**PROMPT**.
Word for word, give the material below again, minus any images.

-------- RECORDED INFORMATION

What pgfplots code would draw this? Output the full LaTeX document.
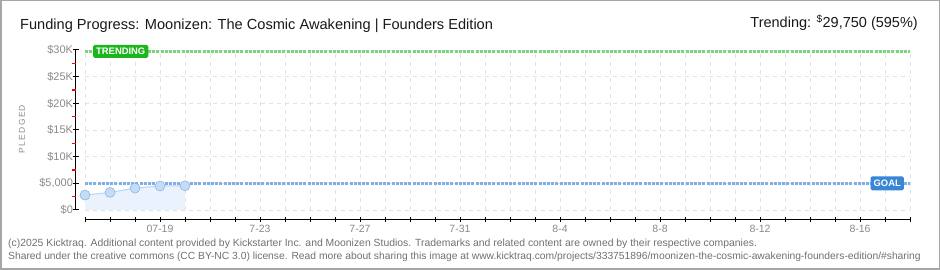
\documentclass[border=0pt]{standalone}
\usepackage{pgfplots}
\pgfplotsset{compat=1.18}
\usepackage{fontspec}
\setmainfont{Liberation Sans}

\definecolor{lbl}{HTML}{8A8A8A}
\definecolor{foot}{HTML}{707070}
\definecolor{gridc}{HTML}{E2E2E2}
\definecolor{trendbox}{HTML}{1DB51D}
\definecolor{trenddot}{HTML}{7FD27F}
\definecolor{goalbox}{HTML}{3A86D6}
\definecolor{goaldot}{HTML}{7DB0E8}
\definecolor{areafill}{HTML}{EAF3FD}
\definecolor{linec}{HTML}{B9D5F2}
\definecolor{markf}{HTML}{C4DCF6}
\definecolor{markd}{HTML}{8FB5E2}

\begin{document}
\begin{tikzpicture}[x=1pt,y=1pt]
\useasboundingbox (0,0) rectangle (940,270);
\draw[gray!70, line width=1.5pt] (0.75,0.75) rectangle (939.25,269.25);

% titles
\node[anchor=base west, inner sep=0, text=black!90, font=\fontsize{14.6}{14.6}\selectfont]
  at (20,240) {Funding Progress: Moonizen: The Cosmic Awakening | Founders Edition};
\node[anchor=base east, inner sep=0, text=black!90, font=\fontsize{14.5}{14.5}\selectfont]
  at (918,242) {Trending: \textsuperscript{\$}29,750 (595\%)};

% y label
\node[rotate=90, text=lbl, font=\fontsize{8.5}{8.5}\selectfont\addfontfeatures{LetterSpace=15}]
  at (22,141) {PLEDGED};

% main plotting area
\begin{axis}[
    at={(85pt,60pt)}, anchor=south west,
    scale only axis, width=825pt, height=160pt,
    xmin=0, xmax=33, ymin=0, ymax=30000,
    scaled y ticks=false,
    axis line style={draw=none},
    xtick={0,...,33}, ytick={0,5000,...,30000},
    xticklabels={}, yticklabels={},
    major tick length=0pt,
    grid=major,
    grid style={gridc, dash pattern=on 4pt off 4pt, line width=0.8pt},
    clip=false,
]
  \addplot[draw=none, fill=areafill] coordinates {
    (0,2800) (1,3300) (2,4100) (3,4500) (4,4550)
  } \closedcycle;
  \addplot[linec, line width=1pt, mark=*, mark size=5pt,
           mark options={fill=markf, draw=markd, line width=0.6pt}] coordinates {
    (0,2800) (1,3300) (2,4100) (3,4500) (4,4550)
  };
  % goal and trending lines
  \addplot[goaldot, line width=3pt, dash pattern=on 3pt off 1.2pt] coordinates {(0,5000) (33,5000)};
  \addplot[trenddot, line width=3pt, dash pattern=on 3pt off 1.2pt] coordinates {(0,29750) (33,29750)};
  \node[fill=trendbox, text=white, rounded corners=1.5pt, inner xsep=3pt, inner ysep=0pt,
        minimum height=13pt, anchor=west, font=\bfseries\fontsize{9.4}{9.4}\selectfont]
    at (axis cs:0.32,29750) {TRENDING};
  \node[fill=goalbox, text=white, rounded corners=1.5pt, inner xsep=3pt, inner ysep=0pt,
        minimum height=14pt, anchor=east, font=\bfseries\fontsize{9.4}{9.4}\selectfont]
    at (axis cs:32.76,5000) {GOAL};
\end{axis}

% y axis, set apart to the left
\begin{axis}[
    at={(76pt,60pt)}, anchor=south west,
    scale only axis, width=1pt, height=160pt,
    xmin=0, xmax=1, ymin=0, ymax=30000,
    scaled y ticks=false,
    axis x line=none, axis y line*=left,
    y axis line style={-, black, line width=1pt},
    ytick={0,5000,...,30000},
    yticklabels={\$0,\$5{,}000,\$10K,\$15K,\$20K,\$25K,\$30K},
    extra y ticks={2500,7500,12500,17500,22500,27500},
    extra y tick labels={},
    extra y tick style={tick align=outside, major tick length=4pt,
                        major tick style={red, line width=1.2pt}},
    tick align=center,
    major tick length=7pt,
    major tick style={black, line width=1pt},
    yticklabel style={text=lbl, font=\fontsize{11}{11}\selectfont, anchor=east, xshift=4pt},
]
\end{axis}

% x axis, set apart below
\begin{axis}[
    at={(85pt,50pt)}, anchor=south west,
    scale only axis, width=825pt, height=1pt,
    xmin=0, xmax=33, ymin=0, ymax=1,
    axis y line=none, axis x line*=bottom,
    x axis line style={-, black, line width=1pt},
    xtick={0,...,33},
    xticklabels={,,,07-19,,,,7-23,,,,7-27,,,,7-31,,,,8-4,,,,8-8,,,,8-12,,,,8-16,,},
    tick align=center, major tick length=5pt,
    major tick style={black, line width=1pt},
    xticklabel style={text=lbl, font=\fontsize{10.5}{10.5}\selectfont, yshift=1pt},
]
\end{axis}

% footer
\node[anchor=base west, inner sep=0, text=foot, font=\fontsize{10.4}{10.4}\selectfont]
  at (8,23) {(c)2025 Kicktraq. Additional content provided by Kickstarter Inc. and Moonizen Studios. Trademarks and related content are owned by their respective companies.};
\node[anchor=base west, inner sep=0, text=foot, font=\fontsize{10.3}{10.3}\selectfont]
  at (8,10.5) {Shared under the creative commons (CC BY-NC 3.0) license. Read more about sharing this image at www.kicktraq.com/projects/333751896/moonizen-the-cosmic-awakening-founders-edition/\#sharing};
\end{tikzpicture}
\end{document}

----------------

**RESULT FOR THIS TASK**.
What pgfplots code would draw this? Output the full LaTeX document.
\documentclass[border=0pt]{standalone}
\usepackage{pgfplots}
\pgfplotsset{compat=1.18}
\usepackage{fontspec}
\setmainfont{Liberation Sans}

\definecolor{lbl}{HTML}{8A8A8A}
\definecolor{foot}{HTML}{707070}
\definecolor{gridc}{HTML}{E2E2E2}
\definecolor{trendbox}{HTML}{1DB51D}
\definecolor{trenddot}{HTML}{7FD27F}
\definecolor{goalbox}{HTML}{3A86D6}
\definecolor{goaldot}{HTML}{7DB0E8}
\definecolor{areafill}{HTML}{EAF3FD}
\definecolor{linec}{HTML}{B9D5F2}
\definecolor{markf}{HTML}{C4DCF6}
\definecolor{markd}{HTML}{8FB5E2}

\begin{document}
\begin{tikzpicture}[x=1pt,y=1pt]
\useasboundingbox (0,0) rectangle (940,270);
\draw[gray!70, line width=1.5pt] (0.75,0.75) rectangle (939.25,269.25);

% titles
\node[anchor=base west, inner sep=0, text=black!90, font=\fontsize{14.6}{14.6}\selectfont]
  at (20,240) {Funding Progress: Moonizen: The Cosmic Awakening | Founders Edition};
\node[anchor=base east, inner sep=0, text=black!90, font=\fontsize{14.5}{14.5}\selectfont]
  at (918,242) {Trending: \textsuperscript{\$}29,750 (595\%)};

% y label
\node[rotate=90, text=lbl, font=\fontsize{8.5}{8.5}\selectfont\addfontfeatures{LetterSpace=15}]
  at (22,141) {PLEDGED};

% main plotting area
\begin{axis}[
    at={(85pt,60pt)}, anchor=south west,
    scale only axis, width=825pt, height=160pt,
    xmin=0, xmax=33, ymin=0, ymax=30000,
    scaled y ticks=false,
    axis line style={draw=none},
    xtick={0,...,33}, ytick={0,5000,...,30000},
    xticklabels={}, yticklabels={},
    major tick length=0pt,
    grid=major,
    grid style={gridc, dash pattern=on 4pt off 4pt, line width=0.8pt},
    clip=false,
]
  \addplot[draw=none, fill=areafill] coordinates {
    (0,2800) (1,3300) (2,4100) (3,4500) (4,4550)
  } \closedcycle;
  \addplot[linec, line width=1pt, mark=*, mark size=5pt,
           mark options={fill=markf, draw=markd, line width=0.6pt}] coordinates {
    (0,2800) (1,3300) (2,4100) (3,4500) (4,4550)
  };
  % goal and trending lines
  \addplot[goaldot, line width=3pt, dash pattern=on 3pt off 1.2pt] coordinates {(0,5000) (33,5000)};
  \addplot[trenddot, line width=3pt, dash pattern=on 3pt off 1.2pt] coordinates {(0,29750) (33,29750)};
  \node[fill=trendbox, text=white, rounded corners=1.5pt, inner xsep=3pt, inner ysep=0pt,
        minimum height=13pt, anchor=west, font=\bfseries\fontsize{9.4}{9.4}\selectfont]
    at (axis cs:0.32,29750) {TRENDING};
  \node[fill=goalbox, text=white, rounded corners=1.5pt, inner xsep=3pt, inner ysep=0pt,
        minimum height=14pt, anchor=east, font=\bfseries\fontsize{9.4}{9.4}\selectfont]
    at (axis cs:32.76,5000) {GOAL};
\end{axis}

% y axis, set apart to the left
\begin{axis}[
    at={(76pt,60pt)}, anchor=south west,
    scale only axis, width=1pt, height=160pt,
    xmin=0, xmax=1, ymin=0, ymax=30000,
    scaled y ticks=false,
    axis x line=none, axis y line*=left,
    y axis line style={-, black, line width=1pt},
    ytick={0,5000,...,30000},
    yticklabels={\$0,\$5{,}000,\$10K,\$15K,\$20K,\$25K,\$30K},
    extra y ticks={2500,7500,12500,17500,22500,27500},
    extra y tick labels={},
    extra y tick style={tick align=outside, major tick length=4pt,
                        major tick style={red, line width=1.2pt}},
    tick align=center,
    major tick length=7pt,
    major tick style={black, line width=1pt},
    yticklabel style={text=lbl, font=\fontsize{11}{11}\selectfont, anchor=east, xshift=4pt},
]
\end{axis}

% x axis, set apart below
\begin{axis}[
    at={(85pt,50pt)}, anchor=south west,
    scale only axis, width=825pt, height=1pt,
    xmin=0, xmax=33, ymin=0, ymax=1,
    axis y line=none, axis x line*=bottom,
    x axis line style={-, black, line width=1pt},
    xtick={0,...,33},
    xticklabels={,,,07-19,,,,7-23,,,,7-27,,,,7-31,,,,8-4,,,,8-8,,,,8-12,,,,8-16,,},
    tick align=center, major tick length=5pt,
    major tick style={black, line width=1pt},
    xticklabel style={text=lbl, font=\fontsize{10.5}{10.5}\selectfont, yshift=1pt},
]
\end{axis}

% footer
\node[anchor=base west, inner sep=0, text=foot, font=\fontsize{10.4}{10.4}\selectfont]
  at (8,23) {(c)2025 Kicktraq. Additional content provided by Kickstarter Inc. and Moonizen Studios. Trademarks and related content are owned by their respective companies.};
\node[anchor=base west, inner sep=0, text=foot, font=\fontsize{10.3}{10.3}\selectfont]
  at (8,10.5) {Shared under the creative commons (CC BY-NC 3.0) license. Read more about sharing this image at www.kicktraq.com/projects/333751896/moonizen-the-cosmic-awakening-founders-edition/\#sharing};
\end{tikzpicture}
\end{document}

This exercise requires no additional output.